Niamh has won the 12-years-and-under Champion Dog Handler of the Year Award at the New Zealand Dog Agility Championships with Halo.
The championships were held in Kihikihi, a small town near Te Awamutu, in the North Island.
Niamh’s parents, Helen and Ian Lappin, also show dogs and travelled with her to Kihikihi for the championships. They travelled by road and ferry, taking five dogs to the championships, including Niamh’s three – honey-coloured Halo, a black cocker spaniel named Topsy, and a tiny poodle-cross called Magic.
Helen’s dogs, Sketch, a young border collie, and Baz, a border collie-fox terrier cross, also made the highly successful trip.

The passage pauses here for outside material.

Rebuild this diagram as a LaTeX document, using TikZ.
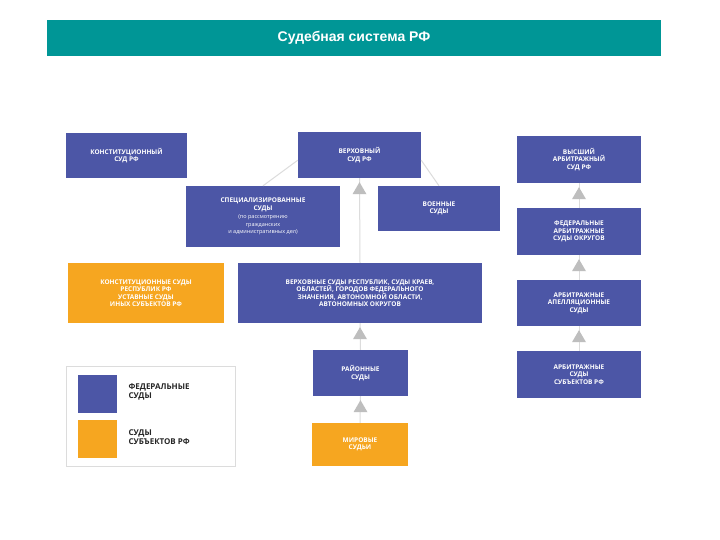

All dogs bar one (who only got one placing) placed in multiple events.
Niamh also won the 12-years-and-under Jumpers Class with Halo. She was also runner-up in the 12-years-and-under Dog Handler of the Year competition with Topsy, and runner-up in the 12-years-and-under Jumpers Class with her, too, plus she finished second in a standard jumpers class, competing against adults, to qualify for the finals with little Magic.
It was a huge achievement for all three dogs, but to win the top prize with Halo was particularly special for Niamh and her family because Halo was rehomed by the Lappins when she was three years old after being badly beaten.
It took a long time for Halo to trust people again after her rough start to life. “She was terrified of being around people,” Helen says.
“It is a miracle she actually competes, let alone making it to the top grades after being badly treated in the past, and beagles aren’t the most reliable agility dog breed, so she does extremely well.”
Topsy is also a re-homed dog. “She just wasn’t wanted, so we were asked to rehome her. I can’t understand it; she is a total sweetheart.”
To qualify for the Handler of the Year finals, Niamh and Halo had to get two clean runs in the dogs’ competing grade at any official championship show or ribbon trial. The courses comprise multiple pieces of equipment, such as seesaws, weaves, jumps and tunnels.
“For an eight-year-old to achieve at least two clean runs at this level is pretty tough going, let alone with a beagle. Topsy had to qualify for the finals also but she is in the lower grades, so the requirements were not quite so rigorous. She only had to go clear in a course with jumps, tunnels and weaves,” Helen says.
“Once at Kihikihi, Niamh had to run (and win) a judged course with both dogs she had qualified with, then take out the champion title (and runner-up title) for Handler of the Year,” Helen explains. “For the 12-years-and-under Young Kennel Club jumpers’ course she was able to run all of her dogs (and borrowed one of mine).” She, however, had the win again with Halo, and Topsy was again runner-up for this class, too.
Niamh also competed over all four days of the event with all dogs in classes against adults, with several clear rounds.